As an employee, as opposed to a contractor, you are relatively shielded from liability for damages in court. Especially if you document that everything you did was typically at the direction of the company, on things like this. Say, through casual text messaging. (Send a picture of the used equipment and say "You want to use this one?" and get "Yes" or thumbs up emoji.)
For example, if something happens and only company property is damaged then the worst the company could do against you would be to fire you; in order for the company to sue you for damages, they would have prove you acted maliciously, and you will have evidence of the opposite, that you tried to convince them to raise their standards. So yeah, document stuff with text messages or with your personal photos and videos. Don't document stuff you know is wrong! Just where they direct you to do stuff to minimal standard that you think should be done better. You can be honest about what you don't know, because if you are incompetent as an employee (again, as opposed to a contractor) then it's their fault for hiring you.
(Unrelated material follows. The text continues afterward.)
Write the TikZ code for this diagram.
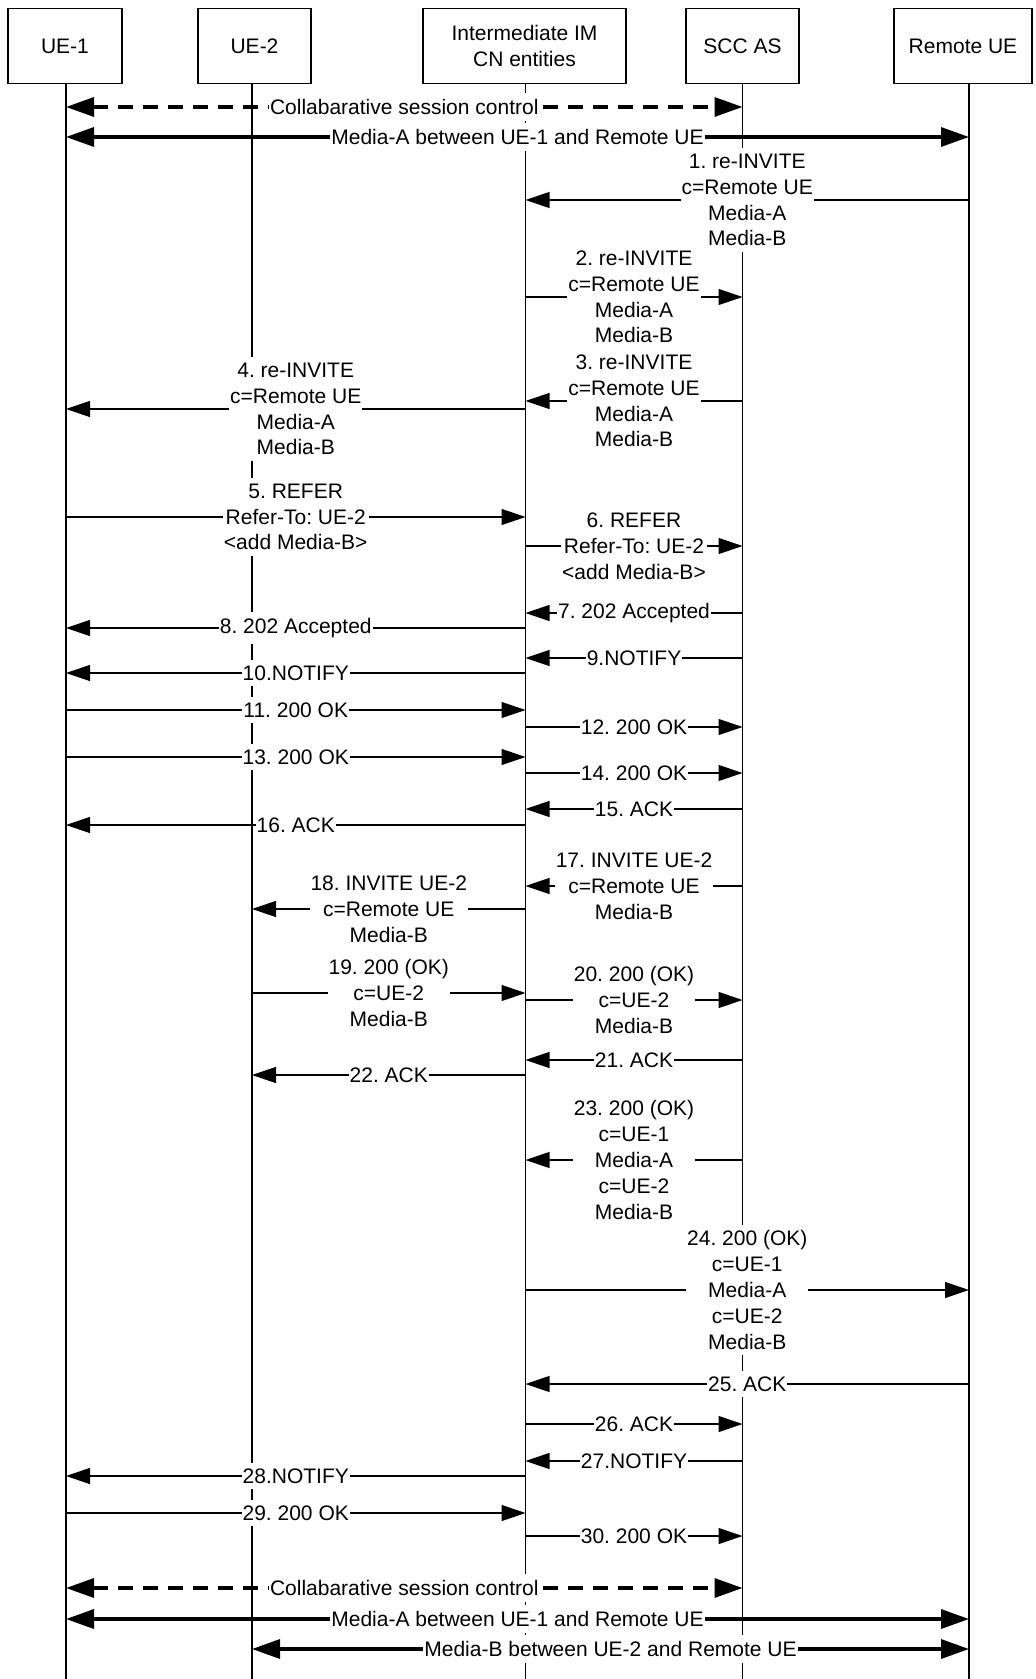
\documentclass[tikz,border=0pt]{standalone}
\usepackage{fontspec}
\setmainfont{Liberation Sans}
\usetikzlibrary{arrows.meta}

\begin{document}
\begin{tikzpicture}[x=0.5pt,y=-0.5pt,>={Triangle[length=12pt,width=8pt]},line width=0.6pt,
	font=\fontsize{10.5pt}{12.9pt}\selectfont\frenchspacing]
	\tikzstyle{entity}=[draw,fill=white,minimum height=37.5pt,inner sep=2pt,align=center]
	\tikzstyle{msg}=[->]
	\tikzstyle{lbl}=[fill=white,inner xsep=0.5pt,inner ysep=3pt,align=center]
	\tikzstyle{media}=[<->,line width=1.7pt,>={Triangle[length=14pt,width=9.5pt]}]
	\tikzstyle{ctrl}=[media,dash pattern=on 7.5pt off 5pt]
	
	\useasboundingbox (0,0) rectangle (1035,1679);
	
	\node[entity,minimum width=57pt]    (ue1box)    at (65,46)    {UE-1};
	\node[entity,minimum width=56.5pt]  (ue2box)    at (254.5,46) {UE-2};
	\node[entity,minimum width=101.5pt] (imbox)     at (524.5,46) {Intermediate IM\\CN entities};
	\node[entity,minimum width=56.5pt]  (sccbox)    at (742.5,46) {SCC AS};
	\node[entity,minimum width=69pt]    (remotebox) at (963,46)   {Remote UE};
	
	% lifelines
	\coordinate (ue1)  at (66,84);
	\coordinate (ue2)  at (252,84);
	\coordinate (imcn) at (525.5,84);
	\coordinate (scc)  at (742.5,84);
	\coordinate (rue)  at (969,84);
	\coordinate (bottom) at (0,1679);
	\foreach \l in {ue1,ue2,imcn,scc,rue}
	\draw (\l) -- (\l |- bottom);
	
	% message rows
	\foreach \n/\y in {c1/107,a1/137,1/200,2/297,3/401,4/409,5/517,6/546,7/613,8/628,
		9/658,10/673,11/710,12/727,13/757,14/773,15/809,16/825,17/886,18/909,19/993,
		20/1000,21/1060,22/1075,23/1160,24/1290,25/1384,26/1424,27/1461,28/1476,
		29/1513,30/1536,c2/1588,a2/1619,b2/1649}
	\coordinate (r\n) at (0,\y);
	
	\draw[ctrl]  (ue1 |- rc1) -- node[lbl] {Collabarative session control} (scc |- rc1);
	\draw[media] (ue1 |- ra1) -- node[lbl] {Media-A between UE-1 and Remote UE} (rue |- ra1);
	
	\draw[msg] (rue |- r1) -- node[lbl] {1. re-INVITE\\c=Remote UE\\Media-A\\Media-B} (imcn |- r1);
	\draw[msg] (imcn |- r2) -- node[lbl] {2. re-INVITE\\c=Remote UE\\Media-A\\Media-B} (scc |- r2);
	\draw[msg] (scc |- r3) -- node[lbl] {3. re-INVITE\\c=Remote UE\\Media-A\\Media-B} (imcn |- r3);
	\draw[msg] (imcn |- r4) -- node[lbl] {4. re-INVITE\\c=Remote UE\\Media-A\\Media-B} (ue1 |- r4);
	\draw[msg] (ue1 |- r5) -- node[lbl] {5. REFER\\Refer-To: UE-2\\<add Media-B>} (imcn |- r5);
	\draw[msg] (imcn |- r6) -- node[lbl] {6. REFER\\Refer-To: UE-2\\<add Media-B>} (scc |- r6);
	\draw[msg] (scc |- r7) -- node[lbl] {7. 202 Accepted} (imcn |- r7);
	\draw[msg] (imcn |- r8) -- node[lbl] {8. 202 Accepted} (ue1 |- r8);
	\draw[msg] (scc |- r9) -- node[lbl] {9.NOTIFY} (imcn |- r9);
	\draw[msg] (imcn |- r10) -- node[lbl] {10.NOTIFY} (ue1 |- r10);
	\draw[msg] (ue1 |- r11) -- node[lbl] {11. 200 OK} (imcn |- r11);
	\draw[msg] (imcn |- r12) -- node[lbl] {12. 200 OK} (scc |- r12);
	\draw[msg] (ue1 |- r13) -- node[lbl] {13. 200 OK} (imcn |- r13);
	\draw[msg] (imcn |- r14) -- node[lbl] {14. 200 OK} (scc |- r14);
	\draw[msg] (scc |- r15) -- node[lbl] {15. ACK} (imcn |- r15);
	\draw[msg] (imcn |- r16) -- node[lbl] {16. ACK} (ue1 |- r16);
	\draw[msg] (scc |- r17) -- node[lbl] {17. INVITE UE-2\\c=Remote UE\\Media-B} (imcn |- r17);
	\draw[msg] (imcn |- r18) -- node[lbl] {18. INVITE UE-2\\c=Remote UE\\Media-B} (ue2 |- r18);
	\draw[msg] (ue2 |- r19) -- node[lbl] {19. 200 (OK)\\c=UE-2\\Media-B} (imcn |- r19);
	\draw[msg] (imcn |- r20) -- node[lbl] {20. 200 (OK)\\c=UE-2\\Media-B} (scc |- r20);
	\draw[msg] (scc |- r21) -- node[lbl] {21. ACK} (imcn |- r21);
	\draw[msg] (imcn |- r22) -- node[lbl] {22. ACK} (ue2 |- r22);
	\draw[msg] (scc |- r23) -- node[lbl] {23. 200 (OK)\\c=UE-1\\Media-A\\c=UE-2\\Media-B} (imcn |- r23);
	\draw[msg] (imcn |- r24) -- node[lbl] {24. 200 (OK)\\c=UE-1\\Media-A\\c=UE-2\\Media-B} (rue |- r24);
	\draw[msg] (rue |- r25) -- node[lbl] {25. ACK} (imcn |- r25);
	\draw[msg] (imcn |- r26) -- node[lbl] {26. ACK} (scc |- r26);
	\draw[msg] (scc |- r27) -- node[lbl] {27.NOTIFY} (imcn |- r27);
	\draw[msg] (imcn |- r28) -- node[lbl] {28.NOTIFY} (ue1 |- r28);
	\draw[msg] (ue1 |- r29) -- node[lbl] {29. 200 OK} (imcn |- r29);
	\draw[msg] (imcn |- r30) -- node[lbl] {30. 200 OK} (scc |- r30);
	
	\draw[ctrl]  (ue1 |- rc2) -- node[lbl] {Collabarative session control} (scc |- rc2);
	\draw[media] (ue1 |- ra2) -- node[lbl] {Media-A between UE-1 and Remote UE} (rue |- ra2);
	\draw[media] (ue2 |- rb2) -- node[lbl] {Media-B between UE-2 and Remote UE} (rue |- rb2);
	
\end{tikzpicture}
\end{document}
Now if an incident results in, say, another employee's injury or death then the stakes would be a lot higher, as the injured party could sue both the company and you (if they come to the knowledge it had anything to do with your work). However the company would have some duty to defend you as long as the work was performed as directed by them and, again, you didn't act maliciously or against company direction. This is where you'd likely need a lawyer to defend your interests if you didn't trust the company and their insurance company's lawyers. But the case law would still put onus pretty firmly on the company.
Disclaimer: I'm speaking not as a lawyer, obviously. Just as someone who did have to speak to a lawyer once to clarify these sorts of issues, in your same state.